I can’t say enough about our humble little chickens and our little homestead would be much poorer without them.

The never-ending vegetable

Squash curing in the sun

We harvested a little over 7 dozen Waltham Butternut squash last fall. We processed a bunch and froze them. They filled about half of our chest freezer. The rest, we kept in a box in a corner of the kitchen.

Squash leftover in March

We have 2 dozen squash left over as of today, all still in good condition. Not to mention the squash waiting in the freezer. We lost a few to rot… maybe five? Not bad for 3 squash plants in straw bales.

Special Delivery!

The whole family of five pitched in and helped load and unload 70 bales of straw and place them into the backyard for our new garden. I’m so proud of our awesome kids and thankful for their cheerful attitudes while we labored.

Spring Fever!

Spring planning begins in January for me. I’ve been mapping out what we want to grow, how we want to lay out the garden this year, planning the irrigation lines, ordering seeds, and enjoying a tiny experiment of a single onion in a kratky hydroponics jar (it’s getting tall!) In February, we started 3 kratky jars of sweet potatoes for slips, strawberry seeds, cabbage, and peppers.
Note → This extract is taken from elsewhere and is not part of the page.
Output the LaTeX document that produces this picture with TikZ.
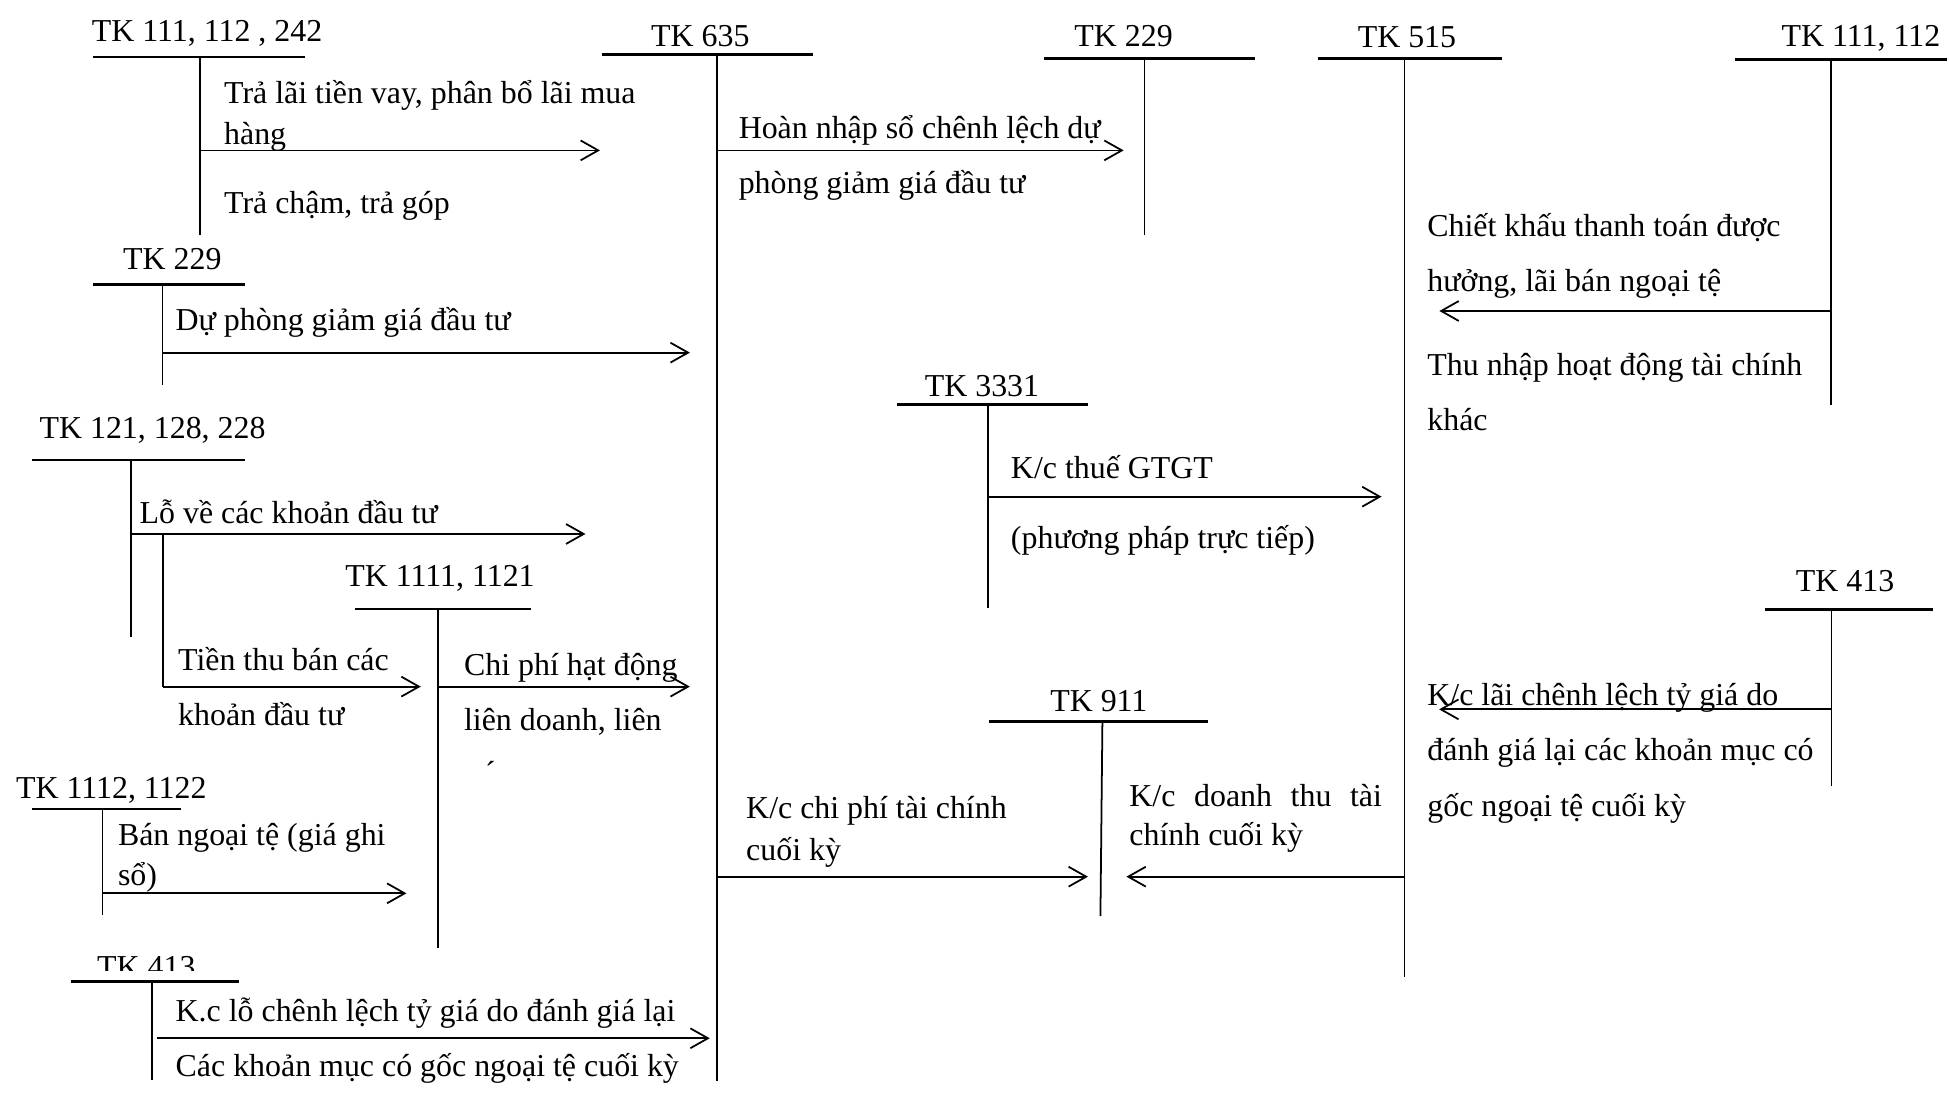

March is now here and spring fever has arrived with it. I’ve begun knocking down the old straw bales from the garden to make way for the new bales. We learned a lot from last year and we’re changing up the layout to make watering and access easier. We’re also expanding the garden by almost double the square footage we did last year.

I just sourced the straw bales I need and I’ll be getting them Saturday. I’ll start conditioning them on St. Patrick’s Day and they’ll be ready for my peas and beets to be planted by the 27th. It’s all coming together!